From a substantive / constitutional point of view, should the Court find (as argued for by the Applicants) that the DRC’s decision amounts to unfair discrimination against LGBT people, the decision would effectively set a precedent for each and every other church / religious group who are unable – on grounds of their religious belief – to solemnize same-sex unions. Furthermore, the decision would set a precedent for the courts to interfere with any doctrinal belief of any church or religious group. While the State does have the right to interfere to – for example – protect vulnerable members from readily discernible, serious harm (for example, physical or sexual abuse of a child, or financial fraud by church officials) – it should emphatically not interfere to support “politically correct” viewpoints which the religious community rejects.

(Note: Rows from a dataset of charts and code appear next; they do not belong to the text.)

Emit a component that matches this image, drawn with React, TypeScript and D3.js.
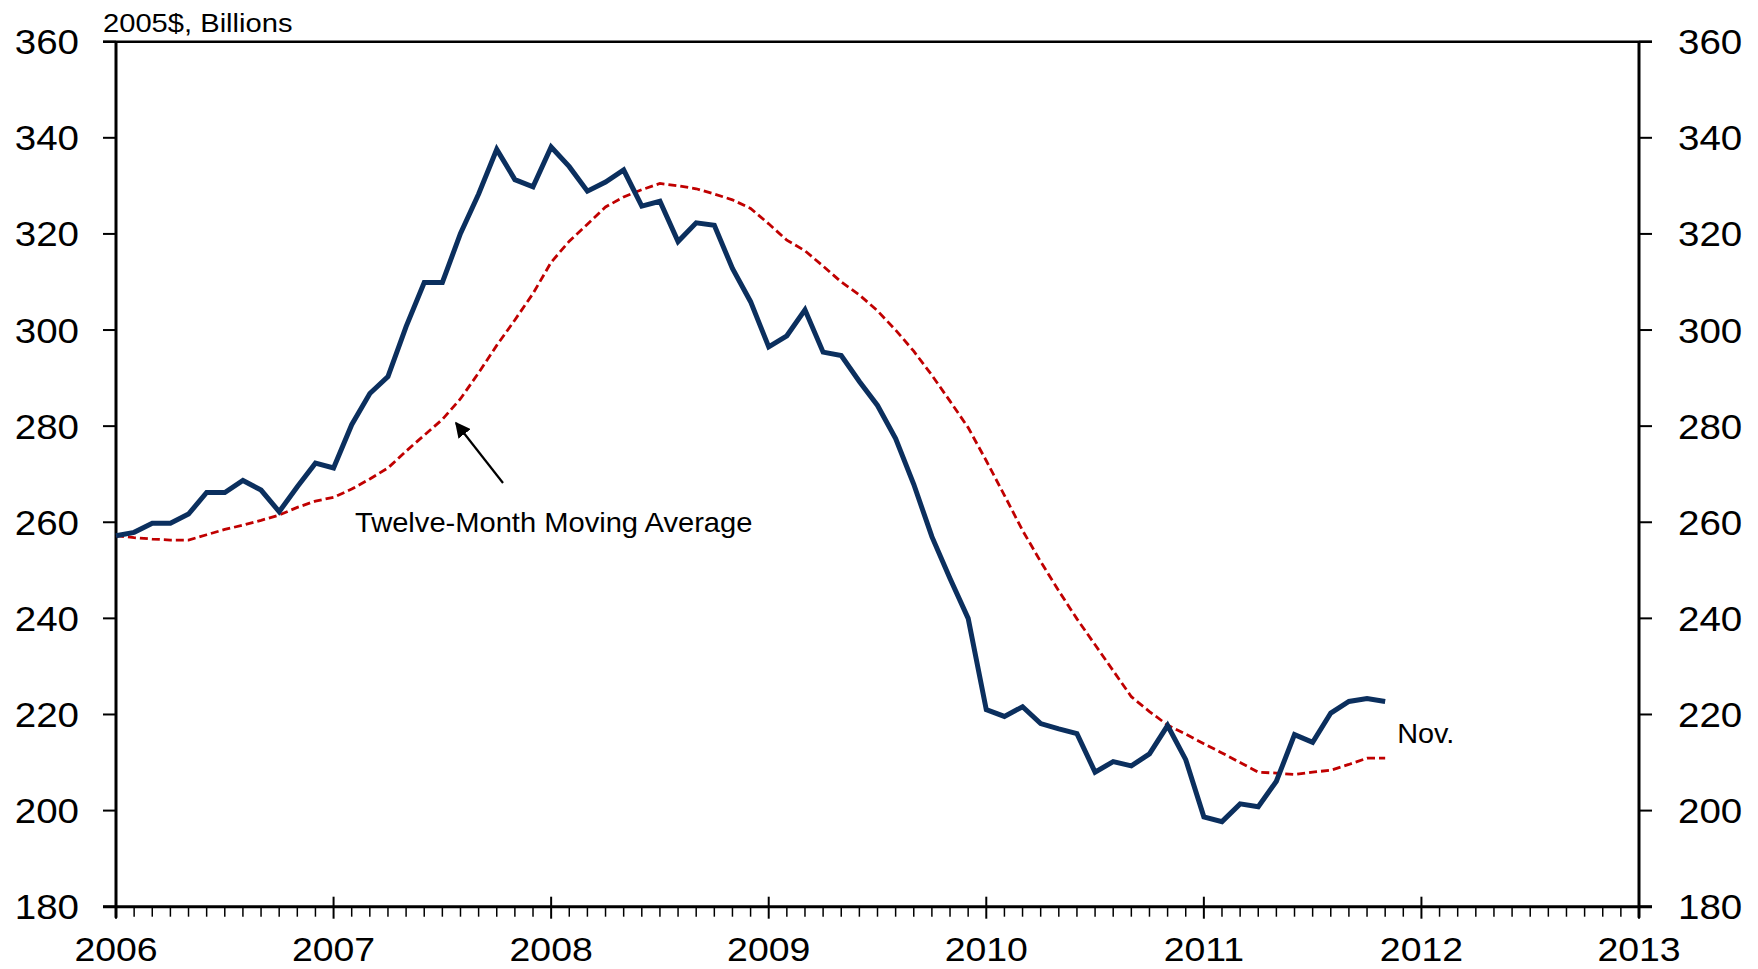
import React from "react";
import * as d3 from "d3";

// monthly series, Jan 2006 .. Nov 2011 (2005$, billions)
const actual = [
  257.2, 257.9, 259.8, 259.8, 261.7, 266.2, 266.2, 268.7, 266.7, 262.2, 267.4, 272.3,
  271.3, 280.3, 286.8, 290.3, 300.7, 309.9, 309.9, 320.1, 328.3, 337.6, 331.3, 329.8,
  338.1, 334.0, 328.9, 330.8, 333.3, 325.8, 326.8, 318.4, 322.3, 321.8, 312.8, 305.9,
  296.5, 298.8, 304.2, 295.4, 294.7, 289.3, 284.3, 277.4, 267.9, 257.0, 248.3, 240.0,
  221.0, 219.6, 221.6, 218.1, 217.0, 216.0, 208.0, 210.2, 209.3, 211.8, 217.7, 210.6,
  198.7, 197.7, 201.4, 200.8, 206.1, 215.8, 214.2, 220.3, 222.7, 223.3, 222.7,
];
const movingAvg = [
  257.2, 256.8, 256.5, 256.3, 256.3, 257.4, 258.5, 259.4, 260.4, 261.5, 263.1, 264.4,
  265.2, 266.9, 269.0, 271.3, 274.8, 278.1, 281.4, 285.7, 291.1, 296.8, 302.1, 307.6,
  314.1, 318.5, 322.0, 325.6, 327.7, 329.2, 330.5, 330.0, 329.4, 328.3, 327.1, 325.3,
  322.1, 318.7, 316.5, 313.3, 310.0, 307.3, 304.0, 300.0, 295.6, 290.6, 285.2, 279.7,
  272.8, 265.6, 258.3, 251.8, 245.7, 239.9, 234.5, 229.1, 223.7, 220.6, 217.8, 215.9,
  213.9, 212.0, 210.0, 208.0, 207.8, 207.5, 208.0, 208.4, 209.6, 210.9, 210.9,
];
const years = [2006, 2007, 2008, 2009, 2010, 2011, 2012, 2013];
const yTicks = [180, 200, 220, 240, 260, 280, 300, 320, 340, 360];
const unitLabel = "2005$, Billions";
const maLabel = "Twelve-Month Moving Average";
const endLabel = "Nov.";

const W = 1758, H = 969;
const left = 116, right = 1639, top = 41.7, bottom = 906.7;
const font = "'Liberation Sans', Arial, Helvetica, sans-serif";

// stretched text, the original labels are a bit wider than Arial
const T = ({ x, y, size, sx = 1.1, anchor = "start", children }: any) => (
  <text transform={`translate(${x},${y}) scale(${sx},1)`} fontSize={size} textAnchor={anchor} fontFamily={font} fill="#000">
    {children}
  </text>
);

export default function App() {
  const x = d3.scaleLinear().domain([0, (years.length - 1) * 12]).range([left, right]);
  const y = d3.scaleLinear().domain([180, 360]).range([bottom, top]);
  const line = d3.line<number>().x((_, i) => x(i)).y((d) => y(d));
  const months = d3.range(1, (years.length - 1) * 12).filter((m) => m % 12 !== 0);
  const last = actual.length - 1;

  return (
    <svg width={W} height={H} style={{ position: "absolute", left: 0, top: 0, display: "block", background: "#fff" }}>
      <defs>
        <marker id="head" viewBox="0 0 10 10" refX="9" refY="5" markerWidth="7" markerHeight="7" orient="auto">
          <path d="M0,0 L10,5 L0,10 z" fill="#000" />
        </marker>
      </defs>

      {/* frame */}
      <line x1={left - 13} x2={right + 13} y1={top} y2={top} stroke="#000" strokeWidth={2.5} />
      <line x1={left - 13} x2={right + 13} y1={bottom} y2={bottom} stroke="#000" strokeWidth={3} />
      <line x1={left} x2={left} y1={top} y2={bottom + 11} stroke="#000" strokeWidth={3} />
      <line x1={right} x2={right} y1={top} y2={bottom + 11} stroke="#000" strokeWidth={3} />

      {/* y ticks + labels both sides */}
      {yTicks.map((t) => (
        <g key={t}>
          <line x1={left - 13} x2={left} y1={y(t)} y2={y(t)} stroke="#000" strokeWidth={2} />
          <line x1={right} x2={right + 13} y1={y(t)} y2={y(t)} stroke="#000" strokeWidth={2} />
          <T x={79} y={y(t) + 12.5} size={35} anchor="end">{t}</T>
          <T x={1678} y={y(t) + 12.5} size={35}>{t}</T>
        </g>
      ))}

      {/* x ticks */}
      {months.map((m) => (
        <line key={m} x1={x(m)} x2={x(m)} y1={bottom} y2={bottom + 10} stroke="#000" strokeWidth={1.5} />
      ))}
      {years.map((yr, i) => (
        <g key={yr}>
          <line x1={x(i * 12)} x2={x(i * 12)} y1={bottom - 10} y2={bottom + 12} stroke="#000" strokeWidth={2} />
          <T x={x(i * 12)} y={961} size={34} anchor="middle">{yr}</T>
        </g>
      ))}

      <T x={103} y={31.5} size={26.5}>{unitLabel}</T>

      {/* series */}
      <path d={line(movingAvg) || ""} fill="none" stroke="#c00000" strokeWidth={2.8} strokeDasharray="8,4" />
      <path d={line(actual) || ""} fill="none" stroke="#0b2f5e" strokeWidth={5} strokeLinejoin="miter" />

      {/* annotations */}
      <line x1={503} y1={483} x2={456} y2={423} stroke="#000" strokeWidth={2.2} markerEnd="url(#head)" />
      <T x={355} y={532} size={28} sx={1.04}>{maLabel}</T>
      <T x={x(last) + 12} y={742.5} size={28} sx={1.03}>{endLabel}</T>
    </svg>
  );
}
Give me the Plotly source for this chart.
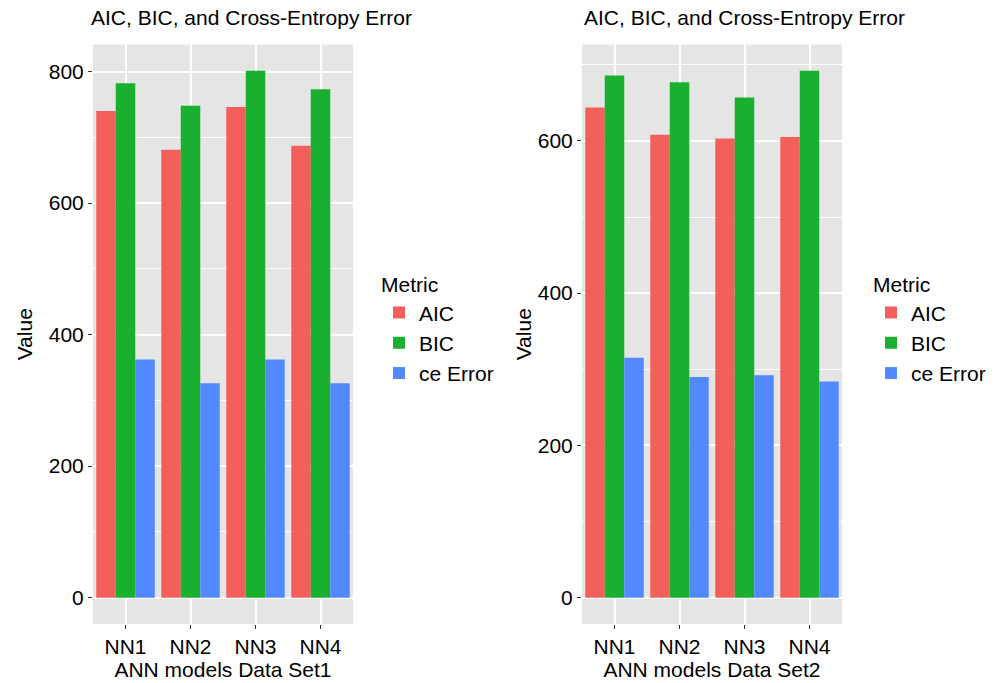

The decision of the Court has greater importance in the context of the recent proposal by COPE MP Deirdre Carter to remove the “conscientious objections clause” (in terms of which State-employed marriage officers have the right to refuse – on grounds of their conscience, religion and belief – to solemnize same-sex unions), from the Civil Union Act, 2006. Should the Court find that churches / religious marriage officers must – potentially against their conscience, religion and belief – solemnize same-sex marriages, it is difficult to see how the conscience of State-employed marriage officers would remain protected.